Instructions for the task :: Can you transcribe every line exactly and leave the pictures behind?

____________________

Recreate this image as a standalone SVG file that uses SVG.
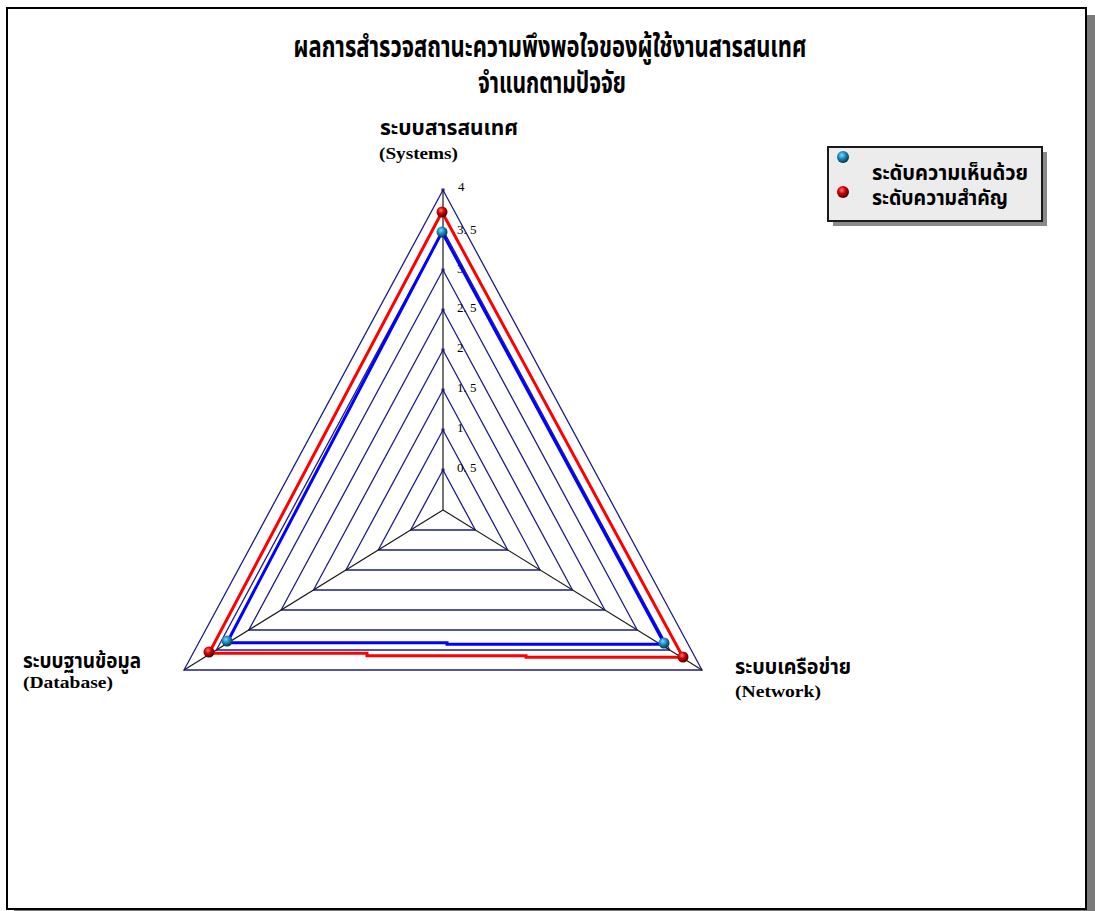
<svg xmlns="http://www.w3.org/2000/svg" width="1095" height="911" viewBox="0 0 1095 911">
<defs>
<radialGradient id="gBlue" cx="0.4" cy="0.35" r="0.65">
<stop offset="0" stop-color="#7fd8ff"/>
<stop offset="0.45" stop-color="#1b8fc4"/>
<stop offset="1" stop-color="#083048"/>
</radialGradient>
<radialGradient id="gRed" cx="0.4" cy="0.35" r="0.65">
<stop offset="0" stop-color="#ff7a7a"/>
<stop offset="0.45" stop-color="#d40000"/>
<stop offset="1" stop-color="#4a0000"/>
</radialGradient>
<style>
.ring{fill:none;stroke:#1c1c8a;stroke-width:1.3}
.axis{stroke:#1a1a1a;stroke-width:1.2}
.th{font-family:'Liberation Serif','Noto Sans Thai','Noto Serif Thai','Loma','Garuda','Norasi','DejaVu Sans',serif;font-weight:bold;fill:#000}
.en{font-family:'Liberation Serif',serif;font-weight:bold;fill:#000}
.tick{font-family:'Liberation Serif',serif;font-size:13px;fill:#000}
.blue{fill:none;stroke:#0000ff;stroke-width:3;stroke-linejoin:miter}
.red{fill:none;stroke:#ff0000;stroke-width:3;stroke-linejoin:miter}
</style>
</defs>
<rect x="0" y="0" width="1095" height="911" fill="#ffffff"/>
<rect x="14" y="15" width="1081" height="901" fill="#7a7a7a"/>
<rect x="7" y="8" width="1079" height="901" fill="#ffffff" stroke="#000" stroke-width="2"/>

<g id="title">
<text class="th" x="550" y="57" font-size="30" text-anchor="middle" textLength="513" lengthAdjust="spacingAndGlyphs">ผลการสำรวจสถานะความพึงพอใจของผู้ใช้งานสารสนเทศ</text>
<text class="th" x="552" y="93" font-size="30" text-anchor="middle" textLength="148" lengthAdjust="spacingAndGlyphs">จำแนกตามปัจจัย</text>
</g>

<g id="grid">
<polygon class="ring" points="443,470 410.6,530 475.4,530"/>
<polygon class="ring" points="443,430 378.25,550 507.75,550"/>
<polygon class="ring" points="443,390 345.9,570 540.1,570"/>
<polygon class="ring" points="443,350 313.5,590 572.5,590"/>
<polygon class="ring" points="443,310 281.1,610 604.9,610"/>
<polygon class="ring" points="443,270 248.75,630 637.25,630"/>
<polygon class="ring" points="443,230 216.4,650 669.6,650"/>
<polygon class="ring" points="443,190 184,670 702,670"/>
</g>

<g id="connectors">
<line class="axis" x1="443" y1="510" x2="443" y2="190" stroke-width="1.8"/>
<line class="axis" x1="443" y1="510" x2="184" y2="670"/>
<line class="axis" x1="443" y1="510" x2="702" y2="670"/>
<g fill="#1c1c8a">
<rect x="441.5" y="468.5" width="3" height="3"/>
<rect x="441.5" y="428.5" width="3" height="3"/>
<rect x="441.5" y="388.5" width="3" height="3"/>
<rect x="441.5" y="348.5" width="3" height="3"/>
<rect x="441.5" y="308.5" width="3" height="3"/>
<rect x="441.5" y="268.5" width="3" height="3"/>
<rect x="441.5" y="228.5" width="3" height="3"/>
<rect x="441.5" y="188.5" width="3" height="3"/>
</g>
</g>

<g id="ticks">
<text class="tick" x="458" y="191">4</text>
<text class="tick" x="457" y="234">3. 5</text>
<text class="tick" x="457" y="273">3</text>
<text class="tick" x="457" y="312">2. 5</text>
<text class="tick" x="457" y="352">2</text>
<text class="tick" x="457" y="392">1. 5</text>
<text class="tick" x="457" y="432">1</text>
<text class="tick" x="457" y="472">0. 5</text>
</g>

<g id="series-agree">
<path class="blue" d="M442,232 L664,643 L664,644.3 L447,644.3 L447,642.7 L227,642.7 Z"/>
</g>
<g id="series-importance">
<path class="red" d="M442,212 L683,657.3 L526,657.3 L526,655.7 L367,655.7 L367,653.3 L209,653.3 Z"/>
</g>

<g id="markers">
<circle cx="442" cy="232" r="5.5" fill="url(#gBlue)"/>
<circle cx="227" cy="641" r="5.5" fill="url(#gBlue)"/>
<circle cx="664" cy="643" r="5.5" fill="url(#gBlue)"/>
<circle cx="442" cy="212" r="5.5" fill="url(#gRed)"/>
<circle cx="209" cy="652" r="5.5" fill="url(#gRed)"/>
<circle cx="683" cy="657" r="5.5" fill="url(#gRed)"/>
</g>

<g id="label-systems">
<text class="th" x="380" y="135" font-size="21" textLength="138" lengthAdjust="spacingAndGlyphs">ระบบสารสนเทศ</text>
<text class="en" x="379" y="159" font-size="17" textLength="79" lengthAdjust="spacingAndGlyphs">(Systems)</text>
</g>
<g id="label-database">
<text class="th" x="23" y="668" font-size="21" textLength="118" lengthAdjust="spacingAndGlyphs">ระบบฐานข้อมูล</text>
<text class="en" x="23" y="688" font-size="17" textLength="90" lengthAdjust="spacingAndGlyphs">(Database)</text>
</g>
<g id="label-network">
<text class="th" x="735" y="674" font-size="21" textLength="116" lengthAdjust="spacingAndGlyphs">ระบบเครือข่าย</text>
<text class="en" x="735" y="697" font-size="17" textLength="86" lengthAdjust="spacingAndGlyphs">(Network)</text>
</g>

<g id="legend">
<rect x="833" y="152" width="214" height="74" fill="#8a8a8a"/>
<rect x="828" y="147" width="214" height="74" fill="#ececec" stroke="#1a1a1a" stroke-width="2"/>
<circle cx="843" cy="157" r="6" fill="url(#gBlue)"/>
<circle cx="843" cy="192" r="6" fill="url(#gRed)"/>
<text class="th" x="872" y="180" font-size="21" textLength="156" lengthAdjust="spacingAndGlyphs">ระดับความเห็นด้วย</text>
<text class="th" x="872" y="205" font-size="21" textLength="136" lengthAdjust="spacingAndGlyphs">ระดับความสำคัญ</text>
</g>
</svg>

____________________

Exercise answer ::
Recreate this image as a standalone SVG file that uses SVG.
<svg xmlns="http://www.w3.org/2000/svg" width="1095" height="911" viewBox="0 0 1095 911">
<defs>
<radialGradient id="gBlue" cx="0.4" cy="0.35" r="0.65">
<stop offset="0" stop-color="#7fd8ff"/>
<stop offset="0.45" stop-color="#1b8fc4"/>
<stop offset="1" stop-color="#083048"/>
</radialGradient>
<radialGradient id="gRed" cx="0.4" cy="0.35" r="0.65">
<stop offset="0" stop-color="#ff7a7a"/>
<stop offset="0.45" stop-color="#d40000"/>
<stop offset="1" stop-color="#4a0000"/>
</radialGradient>
<style>
.ring{fill:none;stroke:#1c1c8a;stroke-width:1.3}
.axis{stroke:#1a1a1a;stroke-width:1.2}
.th{font-family:'Liberation Serif','Noto Sans Thai','Noto Serif Thai','Loma','Garuda','Norasi','DejaVu Sans',serif;font-weight:bold;fill:#000}
.en{font-family:'Liberation Serif',serif;font-weight:bold;fill:#000}
.tick{font-family:'Liberation Serif',serif;font-size:13px;fill:#000}
.blue{fill:none;stroke:#0000ff;stroke-width:3;stroke-linejoin:miter}
.red{fill:none;stroke:#ff0000;stroke-width:3;stroke-linejoin:miter}
</style>
</defs>
<rect x="0" y="0" width="1095" height="911" fill="#ffffff"/>
<rect x="14" y="15" width="1081" height="901" fill="#7a7a7a"/>
<rect x="7" y="8" width="1079" height="901" fill="#ffffff" stroke="#000" stroke-width="2"/>

<g id="title">
<text class="th" x="550" y="57" font-size="30" text-anchor="middle" textLength="513" lengthAdjust="spacingAndGlyphs">ผลการสำรวจสถานะความพึงพอใจของผู้ใช้งานสารสนเทศ</text>
<text class="th" x="552" y="93" font-size="30" text-anchor="middle" textLength="148" lengthAdjust="spacingAndGlyphs">จำแนกตามปัจจัย</text>
</g>

<g id="grid">
<polygon class="ring" points="443,470 410.6,530 475.4,530"/>
<polygon class="ring" points="443,430 378.25,550 507.75,550"/>
<polygon class="ring" points="443,390 345.9,570 540.1,570"/>
<polygon class="ring" points="443,350 313.5,590 572.5,590"/>
<polygon class="ring" points="443,310 281.1,610 604.9,610"/>
<polygon class="ring" points="443,270 248.75,630 637.25,630"/>
<polygon class="ring" points="443,230 216.4,650 669.6,650"/>
<polygon class="ring" points="443,190 184,670 702,670"/>
</g>

<g id="connectors">
<line class="axis" x1="443" y1="510" x2="443" y2="190" stroke-width="1.8"/>
<line class="axis" x1="443" y1="510" x2="184" y2="670"/>
<line class="axis" x1="443" y1="510" x2="702" y2="670"/>
<g fill="#1c1c8a">
<rect x="441.5" y="468.5" width="3" height="3"/>
<rect x="441.5" y="428.5" width="3" height="3"/>
<rect x="441.5" y="388.5" width="3" height="3"/>
<rect x="441.5" y="348.5" width="3" height="3"/>
<rect x="441.5" y="308.5" width="3" height="3"/>
<rect x="441.5" y="268.5" width="3" height="3"/>
<rect x="441.5" y="228.5" width="3" height="3"/>
<rect x="441.5" y="188.5" width="3" height="3"/>
</g>
</g>

<g id="ticks">
<text class="tick" x="458" y="191">4</text>
<text class="tick" x="457" y="234">3. 5</text>
<text class="tick" x="457" y="273">3</text>
<text class="tick" x="457" y="312">2. 5</text>
<text class="tick" x="457" y="352">2</text>
<text class="tick" x="457" y="392">1. 5</text>
<text class="tick" x="457" y="432">1</text>
<text class="tick" x="457" y="472">0. 5</text>
</g>

<g id="series-agree">
<path class="blue" d="M442,232 L664,643 L664,644.3 L447,644.3 L447,642.7 L227,642.7 Z"/>
</g>
<g id="series-importance">
<path class="red" d="M442,212 L683,657.3 L526,657.3 L526,655.7 L367,655.7 L367,653.3 L209,653.3 Z"/>
</g>

<g id="markers">
<circle cx="442" cy="232" r="5.5" fill="url(#gBlue)"/>
<circle cx="227" cy="641" r="5.5" fill="url(#gBlue)"/>
<circle cx="664" cy="643" r="5.5" fill="url(#gBlue)"/>
<circle cx="442" cy="212" r="5.5" fill="url(#gRed)"/>
<circle cx="209" cy="652" r="5.5" fill="url(#gRed)"/>
<circle cx="683" cy="657" r="5.5" fill="url(#gRed)"/>
</g>

<g id="label-systems">
<text class="th" x="380" y="135" font-size="21" textLength="138" lengthAdjust="spacingAndGlyphs">ระบบสารสนเทศ</text>
<text class="en" x="379" y="159" font-size="17" textLength="79" lengthAdjust="spacingAndGlyphs">(Systems)</text>
</g>
<g id="label-database">
<text class="th" x="23" y="668" font-size="21" textLength="118" lengthAdjust="spacingAndGlyphs">ระบบฐานข้อมูล</text>
<text class="en" x="23" y="688" font-size="17" textLength="90" lengthAdjust="spacingAndGlyphs">(Database)</text>
</g>
<g id="label-network">
<text class="th" x="735" y="674" font-size="21" textLength="116" lengthAdjust="spacingAndGlyphs">ระบบเครือข่าย</text>
<text class="en" x="735" y="697" font-size="17" textLength="86" lengthAdjust="spacingAndGlyphs">(Network)</text>
</g>

<g id="legend">
<rect x="833" y="152" width="214" height="74" fill="#8a8a8a"/>
<rect x="828" y="147" width="214" height="74" fill="#ececec" stroke="#1a1a1a" stroke-width="2"/>
<circle cx="843" cy="157" r="6" fill="url(#gBlue)"/>
<circle cx="843" cy="192" r="6" fill="url(#gRed)"/>
<text class="th" x="872" y="180" font-size="21" textLength="156" lengthAdjust="spacingAndGlyphs">ระดับความเห็นด้วย</text>
<text class="th" x="872" y="205" font-size="21" textLength="136" lengthAdjust="spacingAndGlyphs">ระดับความสำคัญ</text>
</g>
</svg>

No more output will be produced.